(GIVEN EXERCISE) Print the lines of the listing below verbatim from its first line through the line bearing "y_ticks = [1.0, 0.5, 0.0, -0.5, -1.0, -1.5, -2.0, -2.5, -3.0]". Any pictures are to be omitted.

###

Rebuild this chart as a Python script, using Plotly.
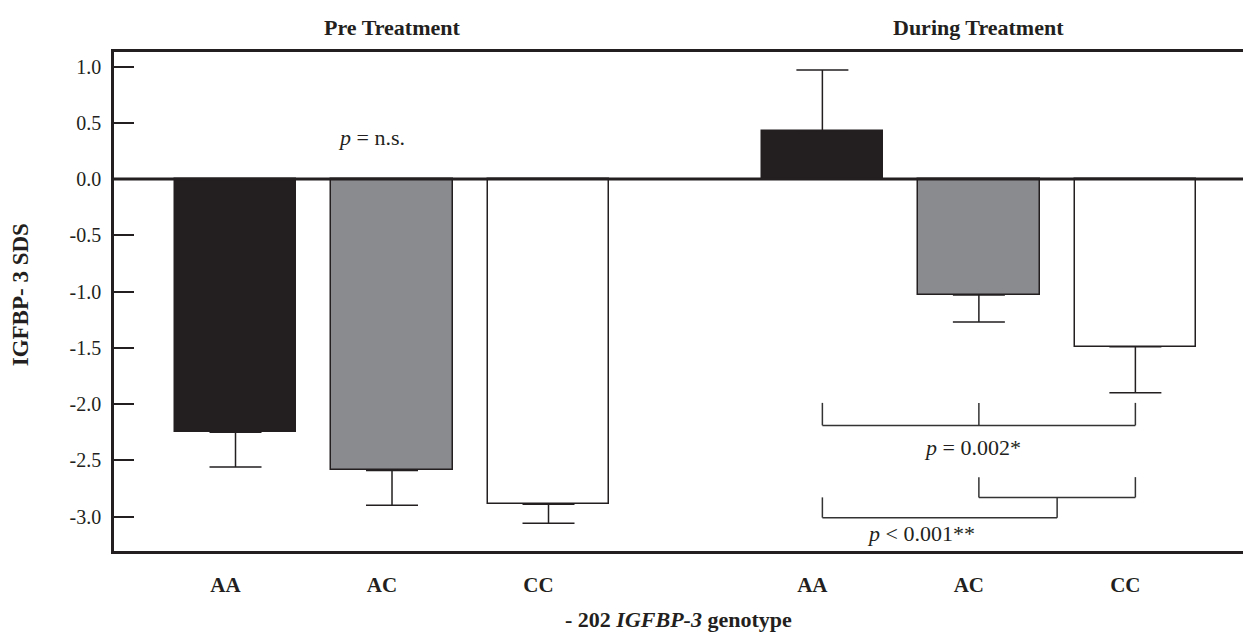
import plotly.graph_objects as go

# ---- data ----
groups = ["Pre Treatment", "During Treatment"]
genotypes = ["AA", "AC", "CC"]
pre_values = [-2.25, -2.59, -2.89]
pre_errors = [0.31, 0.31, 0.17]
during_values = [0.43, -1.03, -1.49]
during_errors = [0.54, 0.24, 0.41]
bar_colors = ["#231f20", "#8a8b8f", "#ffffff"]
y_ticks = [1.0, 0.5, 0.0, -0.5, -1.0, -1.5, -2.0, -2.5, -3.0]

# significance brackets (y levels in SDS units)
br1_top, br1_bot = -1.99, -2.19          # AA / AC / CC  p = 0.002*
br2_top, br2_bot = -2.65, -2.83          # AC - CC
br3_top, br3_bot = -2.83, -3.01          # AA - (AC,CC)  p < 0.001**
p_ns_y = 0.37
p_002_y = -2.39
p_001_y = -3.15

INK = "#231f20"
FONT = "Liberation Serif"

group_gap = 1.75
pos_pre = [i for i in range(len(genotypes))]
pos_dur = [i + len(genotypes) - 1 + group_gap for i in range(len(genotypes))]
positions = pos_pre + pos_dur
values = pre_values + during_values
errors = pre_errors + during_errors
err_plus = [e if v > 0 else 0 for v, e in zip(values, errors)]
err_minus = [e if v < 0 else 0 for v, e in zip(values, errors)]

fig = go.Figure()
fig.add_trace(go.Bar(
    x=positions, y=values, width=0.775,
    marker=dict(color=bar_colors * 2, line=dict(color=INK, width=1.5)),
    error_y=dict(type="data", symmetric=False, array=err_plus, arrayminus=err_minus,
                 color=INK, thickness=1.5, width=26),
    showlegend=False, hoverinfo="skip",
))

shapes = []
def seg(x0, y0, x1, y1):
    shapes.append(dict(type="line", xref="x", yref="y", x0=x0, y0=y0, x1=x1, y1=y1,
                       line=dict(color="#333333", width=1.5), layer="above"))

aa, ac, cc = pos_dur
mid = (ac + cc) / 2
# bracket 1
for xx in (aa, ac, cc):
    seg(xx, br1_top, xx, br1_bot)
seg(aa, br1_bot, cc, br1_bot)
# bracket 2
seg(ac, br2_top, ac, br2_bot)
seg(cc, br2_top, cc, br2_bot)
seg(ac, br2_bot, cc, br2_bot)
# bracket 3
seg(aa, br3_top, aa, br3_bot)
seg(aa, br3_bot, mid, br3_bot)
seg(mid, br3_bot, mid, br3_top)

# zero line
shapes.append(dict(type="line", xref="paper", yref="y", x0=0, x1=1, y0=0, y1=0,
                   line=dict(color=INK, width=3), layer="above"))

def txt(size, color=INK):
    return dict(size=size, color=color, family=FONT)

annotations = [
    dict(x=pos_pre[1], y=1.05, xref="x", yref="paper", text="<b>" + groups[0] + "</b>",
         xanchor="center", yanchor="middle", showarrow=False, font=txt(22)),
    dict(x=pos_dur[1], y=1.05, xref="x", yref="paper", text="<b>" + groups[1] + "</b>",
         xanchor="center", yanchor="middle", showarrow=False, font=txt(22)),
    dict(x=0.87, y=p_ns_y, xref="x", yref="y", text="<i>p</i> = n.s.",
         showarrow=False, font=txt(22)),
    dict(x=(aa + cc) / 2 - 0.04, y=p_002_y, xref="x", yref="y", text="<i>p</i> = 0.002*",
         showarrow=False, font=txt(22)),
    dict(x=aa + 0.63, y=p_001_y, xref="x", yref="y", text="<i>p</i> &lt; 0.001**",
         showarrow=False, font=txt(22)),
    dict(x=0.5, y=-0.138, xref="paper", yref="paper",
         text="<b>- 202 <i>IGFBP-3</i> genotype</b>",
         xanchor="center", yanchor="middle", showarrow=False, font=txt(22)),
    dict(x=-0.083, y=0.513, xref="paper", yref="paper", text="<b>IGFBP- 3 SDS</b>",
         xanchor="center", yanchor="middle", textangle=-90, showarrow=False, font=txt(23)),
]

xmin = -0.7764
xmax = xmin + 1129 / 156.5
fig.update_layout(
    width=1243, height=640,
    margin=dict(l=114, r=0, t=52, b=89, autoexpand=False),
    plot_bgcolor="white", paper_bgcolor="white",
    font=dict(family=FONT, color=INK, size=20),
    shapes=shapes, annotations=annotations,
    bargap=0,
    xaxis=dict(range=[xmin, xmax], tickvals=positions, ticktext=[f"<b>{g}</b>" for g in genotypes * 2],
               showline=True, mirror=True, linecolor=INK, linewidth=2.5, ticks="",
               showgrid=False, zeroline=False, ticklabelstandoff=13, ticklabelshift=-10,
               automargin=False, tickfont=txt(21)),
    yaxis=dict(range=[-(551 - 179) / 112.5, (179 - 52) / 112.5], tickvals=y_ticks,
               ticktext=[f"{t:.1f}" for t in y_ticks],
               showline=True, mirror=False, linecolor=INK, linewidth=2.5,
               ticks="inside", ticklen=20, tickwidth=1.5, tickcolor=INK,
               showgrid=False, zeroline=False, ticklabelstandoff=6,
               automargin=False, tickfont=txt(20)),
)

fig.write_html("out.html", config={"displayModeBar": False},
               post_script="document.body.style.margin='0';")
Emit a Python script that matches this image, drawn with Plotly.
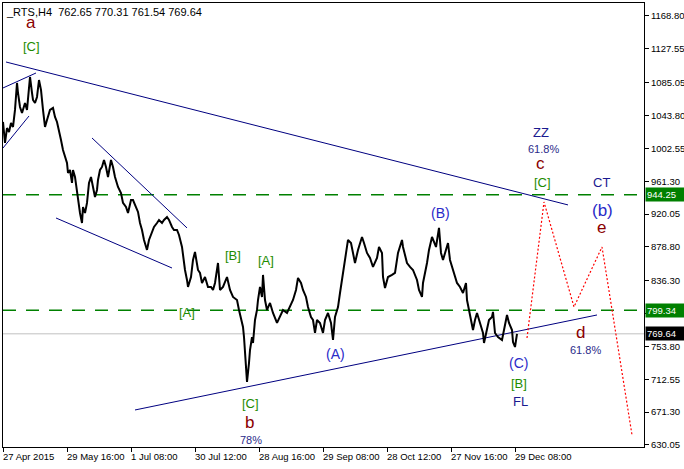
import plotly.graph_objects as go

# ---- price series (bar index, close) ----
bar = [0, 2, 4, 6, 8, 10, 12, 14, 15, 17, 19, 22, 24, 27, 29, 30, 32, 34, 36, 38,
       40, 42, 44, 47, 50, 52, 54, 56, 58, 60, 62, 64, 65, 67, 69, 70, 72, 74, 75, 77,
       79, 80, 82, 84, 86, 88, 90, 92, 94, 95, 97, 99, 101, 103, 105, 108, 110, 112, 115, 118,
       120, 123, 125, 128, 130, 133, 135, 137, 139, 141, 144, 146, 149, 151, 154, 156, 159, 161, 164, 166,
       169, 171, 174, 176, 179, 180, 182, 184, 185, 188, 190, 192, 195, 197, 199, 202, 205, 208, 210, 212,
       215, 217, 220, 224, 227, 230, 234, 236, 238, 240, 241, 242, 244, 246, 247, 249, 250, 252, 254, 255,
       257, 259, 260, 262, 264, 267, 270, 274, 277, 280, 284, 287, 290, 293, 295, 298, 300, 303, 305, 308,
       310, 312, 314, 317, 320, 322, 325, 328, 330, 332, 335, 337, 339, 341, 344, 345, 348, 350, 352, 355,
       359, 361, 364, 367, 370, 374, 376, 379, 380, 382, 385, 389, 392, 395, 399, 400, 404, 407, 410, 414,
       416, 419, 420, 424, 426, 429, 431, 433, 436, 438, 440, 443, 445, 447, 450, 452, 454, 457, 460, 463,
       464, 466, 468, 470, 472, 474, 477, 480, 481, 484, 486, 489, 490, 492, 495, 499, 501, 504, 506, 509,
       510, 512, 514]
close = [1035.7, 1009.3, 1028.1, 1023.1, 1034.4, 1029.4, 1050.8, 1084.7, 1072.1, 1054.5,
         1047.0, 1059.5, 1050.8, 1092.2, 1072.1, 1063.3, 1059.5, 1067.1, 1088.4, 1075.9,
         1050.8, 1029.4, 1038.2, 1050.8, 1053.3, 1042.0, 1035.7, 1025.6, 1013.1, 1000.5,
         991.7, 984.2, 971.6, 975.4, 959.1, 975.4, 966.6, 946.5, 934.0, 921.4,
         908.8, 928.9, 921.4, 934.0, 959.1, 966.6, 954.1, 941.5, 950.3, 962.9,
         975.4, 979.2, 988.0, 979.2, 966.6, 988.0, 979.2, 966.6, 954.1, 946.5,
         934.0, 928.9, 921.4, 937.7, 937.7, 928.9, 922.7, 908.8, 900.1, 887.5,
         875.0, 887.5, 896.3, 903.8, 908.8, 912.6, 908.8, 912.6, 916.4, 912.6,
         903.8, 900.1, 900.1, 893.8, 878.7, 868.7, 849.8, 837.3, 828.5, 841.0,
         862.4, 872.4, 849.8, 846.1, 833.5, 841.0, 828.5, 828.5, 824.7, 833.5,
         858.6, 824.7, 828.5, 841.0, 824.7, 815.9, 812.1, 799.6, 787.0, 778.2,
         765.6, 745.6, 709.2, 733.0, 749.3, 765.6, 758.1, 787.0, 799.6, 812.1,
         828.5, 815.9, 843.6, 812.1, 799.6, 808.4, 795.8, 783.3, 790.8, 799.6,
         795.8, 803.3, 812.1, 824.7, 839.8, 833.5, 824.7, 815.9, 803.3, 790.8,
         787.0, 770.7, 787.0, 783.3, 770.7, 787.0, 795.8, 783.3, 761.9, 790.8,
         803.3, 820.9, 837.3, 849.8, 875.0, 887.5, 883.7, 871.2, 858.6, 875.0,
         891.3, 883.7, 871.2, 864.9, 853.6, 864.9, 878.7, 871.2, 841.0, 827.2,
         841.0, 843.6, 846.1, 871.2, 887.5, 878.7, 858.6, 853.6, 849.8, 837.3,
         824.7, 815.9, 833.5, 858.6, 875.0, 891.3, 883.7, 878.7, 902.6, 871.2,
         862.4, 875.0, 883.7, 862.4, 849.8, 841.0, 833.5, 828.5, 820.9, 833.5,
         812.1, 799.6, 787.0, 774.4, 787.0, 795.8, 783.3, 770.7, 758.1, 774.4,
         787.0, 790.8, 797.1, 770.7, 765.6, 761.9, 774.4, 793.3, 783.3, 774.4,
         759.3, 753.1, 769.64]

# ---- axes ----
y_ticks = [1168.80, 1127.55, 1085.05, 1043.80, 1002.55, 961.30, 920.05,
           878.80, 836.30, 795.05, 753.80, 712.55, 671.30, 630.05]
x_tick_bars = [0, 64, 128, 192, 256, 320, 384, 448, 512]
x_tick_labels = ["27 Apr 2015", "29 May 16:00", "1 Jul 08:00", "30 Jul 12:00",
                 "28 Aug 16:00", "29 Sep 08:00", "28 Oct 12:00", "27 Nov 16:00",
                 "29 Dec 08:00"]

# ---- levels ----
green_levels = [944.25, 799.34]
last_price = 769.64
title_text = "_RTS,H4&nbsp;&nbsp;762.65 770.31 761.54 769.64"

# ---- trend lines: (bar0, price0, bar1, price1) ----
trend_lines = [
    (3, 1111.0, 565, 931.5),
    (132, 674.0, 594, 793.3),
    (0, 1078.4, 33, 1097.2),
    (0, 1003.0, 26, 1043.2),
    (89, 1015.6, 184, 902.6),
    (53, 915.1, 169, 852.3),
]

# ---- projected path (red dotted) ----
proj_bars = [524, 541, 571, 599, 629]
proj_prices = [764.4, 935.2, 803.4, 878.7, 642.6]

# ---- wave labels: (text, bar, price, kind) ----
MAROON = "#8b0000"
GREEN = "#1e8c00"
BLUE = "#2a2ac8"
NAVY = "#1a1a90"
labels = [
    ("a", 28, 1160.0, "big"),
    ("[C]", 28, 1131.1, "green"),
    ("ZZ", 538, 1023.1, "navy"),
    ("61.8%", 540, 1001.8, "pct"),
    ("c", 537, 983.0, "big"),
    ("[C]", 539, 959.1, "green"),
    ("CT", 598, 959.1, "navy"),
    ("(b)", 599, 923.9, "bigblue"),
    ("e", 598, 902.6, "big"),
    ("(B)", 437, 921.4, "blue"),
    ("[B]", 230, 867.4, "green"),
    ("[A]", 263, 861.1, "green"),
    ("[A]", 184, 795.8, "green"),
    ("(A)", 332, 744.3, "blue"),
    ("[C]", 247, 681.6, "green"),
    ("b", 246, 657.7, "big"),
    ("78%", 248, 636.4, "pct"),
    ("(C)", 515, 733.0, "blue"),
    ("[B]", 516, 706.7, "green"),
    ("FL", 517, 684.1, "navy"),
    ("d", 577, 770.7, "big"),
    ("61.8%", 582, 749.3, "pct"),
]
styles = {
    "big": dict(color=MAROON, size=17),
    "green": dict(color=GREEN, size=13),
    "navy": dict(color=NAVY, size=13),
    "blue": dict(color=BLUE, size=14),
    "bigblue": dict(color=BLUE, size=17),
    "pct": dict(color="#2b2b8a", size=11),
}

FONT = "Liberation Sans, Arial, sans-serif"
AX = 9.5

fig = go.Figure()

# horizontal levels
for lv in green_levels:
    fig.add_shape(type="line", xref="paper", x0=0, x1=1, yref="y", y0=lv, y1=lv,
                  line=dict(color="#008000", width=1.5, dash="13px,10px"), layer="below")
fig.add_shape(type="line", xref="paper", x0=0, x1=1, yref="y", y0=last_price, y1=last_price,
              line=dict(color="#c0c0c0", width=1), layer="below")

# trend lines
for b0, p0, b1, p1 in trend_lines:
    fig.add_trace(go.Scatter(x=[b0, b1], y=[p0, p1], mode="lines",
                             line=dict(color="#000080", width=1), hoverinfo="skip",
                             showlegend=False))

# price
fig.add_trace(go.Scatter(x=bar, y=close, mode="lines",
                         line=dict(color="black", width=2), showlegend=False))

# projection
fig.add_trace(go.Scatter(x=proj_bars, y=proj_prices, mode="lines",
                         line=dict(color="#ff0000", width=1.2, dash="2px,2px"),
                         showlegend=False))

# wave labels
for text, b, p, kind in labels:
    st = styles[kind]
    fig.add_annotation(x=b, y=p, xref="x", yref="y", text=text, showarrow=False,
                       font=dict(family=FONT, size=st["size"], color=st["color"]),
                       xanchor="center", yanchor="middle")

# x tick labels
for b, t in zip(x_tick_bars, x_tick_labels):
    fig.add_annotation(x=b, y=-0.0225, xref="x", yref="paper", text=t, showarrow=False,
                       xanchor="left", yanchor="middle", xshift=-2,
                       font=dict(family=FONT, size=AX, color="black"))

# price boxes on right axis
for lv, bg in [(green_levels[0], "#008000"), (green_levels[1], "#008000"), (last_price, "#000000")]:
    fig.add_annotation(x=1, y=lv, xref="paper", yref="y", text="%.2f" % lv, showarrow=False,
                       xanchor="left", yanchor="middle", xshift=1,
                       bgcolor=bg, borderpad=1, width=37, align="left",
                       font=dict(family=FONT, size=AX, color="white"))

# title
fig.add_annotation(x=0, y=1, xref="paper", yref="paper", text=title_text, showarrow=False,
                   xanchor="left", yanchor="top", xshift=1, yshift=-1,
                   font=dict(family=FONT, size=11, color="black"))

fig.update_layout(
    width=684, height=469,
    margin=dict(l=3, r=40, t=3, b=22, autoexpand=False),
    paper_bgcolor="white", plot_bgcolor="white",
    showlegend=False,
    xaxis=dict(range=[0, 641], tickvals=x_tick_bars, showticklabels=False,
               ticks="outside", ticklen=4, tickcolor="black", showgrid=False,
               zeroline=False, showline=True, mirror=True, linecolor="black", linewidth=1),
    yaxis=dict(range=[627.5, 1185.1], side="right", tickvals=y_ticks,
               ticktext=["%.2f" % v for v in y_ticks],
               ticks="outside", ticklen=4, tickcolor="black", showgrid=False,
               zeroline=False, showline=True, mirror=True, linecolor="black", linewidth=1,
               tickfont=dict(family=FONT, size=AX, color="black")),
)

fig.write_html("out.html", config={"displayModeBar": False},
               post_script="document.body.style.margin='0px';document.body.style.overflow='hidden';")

###

(WRITTEN REPLY)
Rebuild this chart as a Python script, using Plotly.
import plotly.graph_objects as go

# ---- data ----
groups = ["Pre Treatment", "During Treatment"]
genotypes = ["AA", "AC", "CC"]
pre_values = [-2.25, -2.59, -2.89]
pre_errors = [0.31, 0.31, 0.17]
during_values = [0.43, -1.03, -1.49]
during_errors = [0.54, 0.24, 0.41]
bar_colors = ["#231f20", "#8a8b8f", "#ffffff"]
y_ticks = [1.0, 0.5, 0.0, -0.5, -1.0, -1.5, -2.0, -2.5, -3.0]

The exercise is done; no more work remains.